It sounds too good to be true. But if Indian scientists are correct, hundreds of millions of people across the subcontinent could benefit from a specially-developed strain of rice that "cooks" simply by being soaked in water.
Experts at the Central Rice Research Institute (CRRI) in Orissa who have developed the grain were inspired by so-called soft rice, or komal saul, that grows in the north-east Indian state of Assam. Traditional recipes call for such rice to be soaked overnight in water, then eaten with mustard oil and onions.
Until now, these low-yielding grains have not grown outside the north-east, but the scientists at CRRI have managed to develop a hybrid of a traditional soft rice with a high-yielding variety of regular rice. The result has been called Aghunibora.
The institute's director, Dr TP Adhya, said field trials of the new hybrid were already positive, suggesting that it could be grown in different climates across India. "This is the first time soft rice has been grown anywhere else," he said. "We are testing it now and it is growing here in Orissa where the humidity is very high and the temperature range is higher than in Assam."
The aim, he said, was to produce a grain that would allow people across the country to prepare the rice "simply by putting it in water". In a country where malnutrition remains rampant, the grains could prove a crucial weapon against hunger. For all of the advances made by India's economy since the liberalisation of the early 1990s, the country has a third of the world's malnourished children.
A report by the UK-based Institute of Development Studies said that while India's GDP per capita grew by an average of 4 per cent between 1980 and 2005, the percentage of underweight children under three fell from just 52 to 46 over the same period.

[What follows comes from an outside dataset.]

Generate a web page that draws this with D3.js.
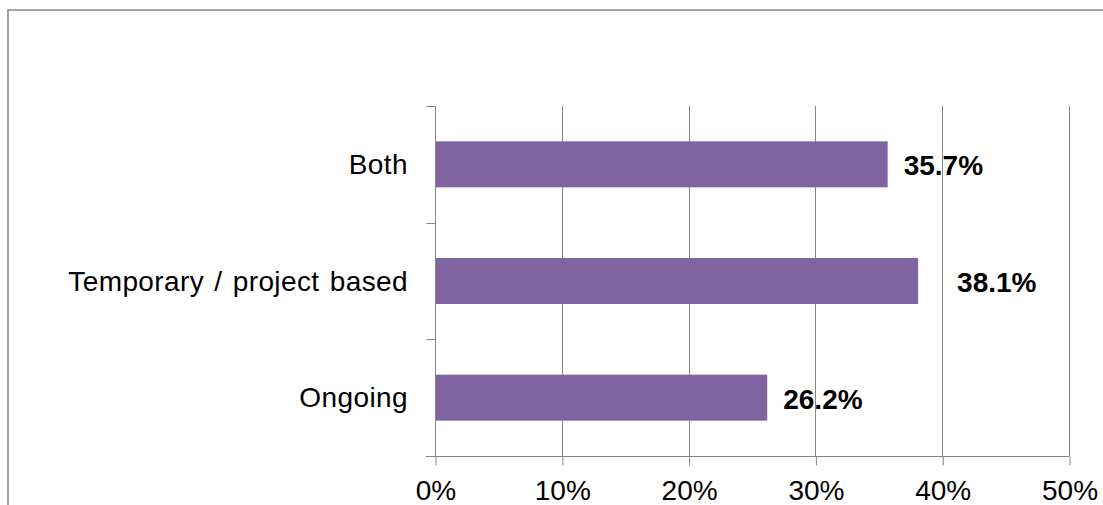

"Normally, we expect economic growth and improved nutrition to go hand-in-hand but at the current rate India will not reach the Millennium Development Goal – to reduce the number of people suffering from hunger by 50 per cent by 2015– until 2043," the report said. "By failing to reach this target, the Indian government is condemning a further generation to the brain damage, poorer education and early death that result from malnutrition."